The fervour of excitement, induced by the group acting upon one another, mounting higher and higher, eventually produced all the excesses of hysteria and dementia. It is difficult to conceive of the energy, both physical and emotional, expended in these exercises.

Men sang and shouted at the top of their voices hour after hour, dancing and jumping about in ecstatic abandon, until total exhaustion or unconsciousness brought their devotions to an end.

In all this display Chaitanya proved himself past-master. Gifted with a fine voice, he never failed to touch the hearts of the devotees by his singing of the love of Rādhā and Krishna.

Then, as the increased volume of song wrought upon his own emotions, he would spring to his feet, and, with arms high above his head, begin to dance in the midst of the singers.

This would continue until the perspiration poured in streams from his body and the veins stood out upon his forehead.

Often he would fall upon the ground in a stupor as the climax to this wild orgy, and remain thus for a long time. These were believed to be trances in which he entered into full communion with the Beloved of his devotions.

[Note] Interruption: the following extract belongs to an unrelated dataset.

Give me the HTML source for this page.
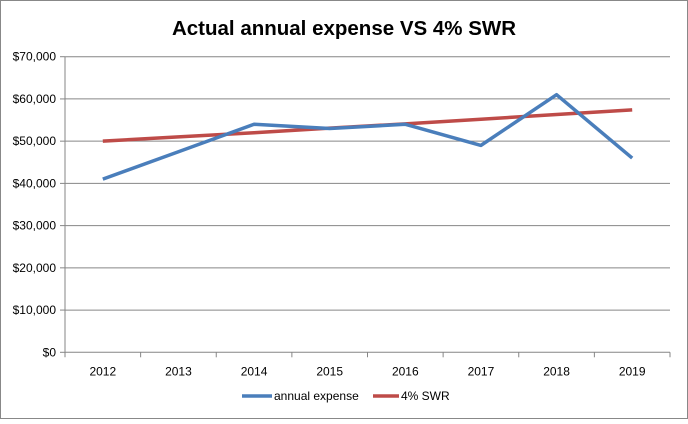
<!DOCTYPE html>
<html><head><meta charset="utf-8"><style>
body{margin:0;background:#fff;font-family:"Liberation Sans",sans-serif}
</style></head><body>
<svg width="688" height="419" xmlns="http://www.w3.org/2000/svg">
<rect x="0.5" y="0.5" width="687" height="418" fill="#fff" stroke="#888"/>
<text x="344" y="35" text-anchor="middle" font-size="20.5" font-weight="bold" fill="#000">Actual annual expense VS 4% SWR</text>
<g id="grid"></g><g id="axes"></g><g id="series"></g>
<g>
<line x1="242" y1="396" x2="272" y2="396" stroke="#4a7ebb" stroke-width="3.5"/>
<text x="274" y="400" font-size="12" fill="#000">annual expense</text>
<line x1="373" y1="396" x2="399" y2="396" stroke="#be4b48" stroke-width="3.5"/>
<text x="401" y="400" font-size="12" fill="#000">4% SWR</text>
</g>
</svg>
<script>
const categories=["2012","2013","2014","2015","2016","2017","2018","2019"];
const expense=[41000,47500,54000,53000,54000,49000,61000,46000];
const swr=[50000,51000,52000,53100,54100,55200,56300,57400];
const yTicks=[0,10000,20000,30000,40000,50000,60000,70000];
const yTickLabels=["$0","$10,000","$20,000","$30,000","$40,000","$50,000","$60,000","$70,000"];
const NS="http://www.w3.org/2000/svg";
const L=65,R=670,T=56.7,B=352.3,yMax=70000;
const bw=(R-L)/categories.length;
const xs=i=>L+bw*(i+0.5);
const ys=v=>B-(v/yMax)*(B-T);
function mk(t,a,p){const e=document.createElementNS(NS,t);for(const k in a)e.setAttribute(k,a[k]);p.appendChild(e);return e;}
const grid=document.getElementById('grid'),axes=document.getElementById('axes'),ser=document.getElementById('series');
yTicks.forEach((v,i)=>{
 if(v>0){const g=mk('line',{x1:L,x2:R,y1:ys(v),y2:ys(v),stroke:'#868686','stroke-width':1},grid);
 
 }
 const tk=mk('line',{x1:L-5,x2:L,y1:ys(v),y2:ys(v),stroke:'#868686'},axes);
 
 
 const t=mk('text',{x:L-9,y:ys(v)+4,'text-anchor':'end','font-size':12,fill:'#000'},axes);
 t.textContent=yTickLabels[i];
 
 
});
const ya=mk('line',{x1:L,x2:L,y1:T,y2:B,stroke:'#868686'},axes);


const xa=mk('line',{x1:L,x2:R,y1:B,y2:B,stroke:'#868686'},axes);


for(let i=0;i<=categories.length;i++){
 const tk=mk('line',{x1:L+bw*i,x2:L+bw*i,y1:B,y2:B+5,stroke:'#868686'},axes);
 
 
}
categories.forEach((c,i)=>{
 const t=mk('text',{x:xs(i),y:B+23,'text-anchor':'middle','font-size':12,fill:'#000'},axes);
 t.textContent=c;
 
 
});
function line(data,color,name){
 const p=mk('polyline',{points:data.map((v,i)=>xs(i)+','+ys(v)).join(' '),fill:'none',stroke:color,'stroke-width':3.5,'stroke-linejoin':'round'},ser);
 
 
}
line(swr,'#be4b48','swr-line');
line(expense,'#4a7ebb','annual-expense-line');
</script>
</body></html>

Often he would be taken by something very much like an epileptic seizure, with frothing at the mouth and rigid body, out of which he would come with crying and tears as though torn away from a beauteous vision.

Sometimes at the rendition of a touching song about Rādhā’s longing he would fall to weeping, and sit or stand transfixed, shedding copious tears, lost to all sense of time or surroundings.

Again, as the kirtan rose to a climax he would break away from the circle of weeping, perspiring, dancing devotees, and dash off at top speed in a wild run, until exhaustion or a seizure brought him down.

We even read of his climbing trees under the stress of excitement, and of going through all the antics of a madman, raving, and shouting the name of Krishna or Hari incessantly.

The translator of the principal biography of Chaitanya, a modern historian and scholar of established reputation, speaks very truly of the scenes of ecstasy, tireless exertion in kirtan, madness and miracles, which form the extant history of this period of Chaitanya' s life.

The break with his old life which the Gayā trip had produced was complete and unconditional.

From the interests of a proud young scholar, belonging to the aristocracy not only of birth but of learning, with all its sense of superiority and pride of attainment,

he had suddenly turned to become a religious devotee of a cult despised by scholars, and marked in their eyes alike by its lack of social standing and the grotesque absurdity of its practices.

But the break was not only one of social connection and outward attachment; it was a disruption of the very innermost habit and inclination of the mind.

This is seen in the clean sweep the new bhakti enthusiasm made of all the intellectual interests of his former life:

The scholarly pursuits of a pandit, the atmosphere and habitudes of the tol life, even the zest of the disputant and the relish for the dialectic fray - all these things had passed from his life, as though they had never existed for him.

Outside the Vaishnava scriptures - principally the Bhāgavata Purāṇa and a few Bengali Vaishnava poets - he seems to have read next to nothing after the change.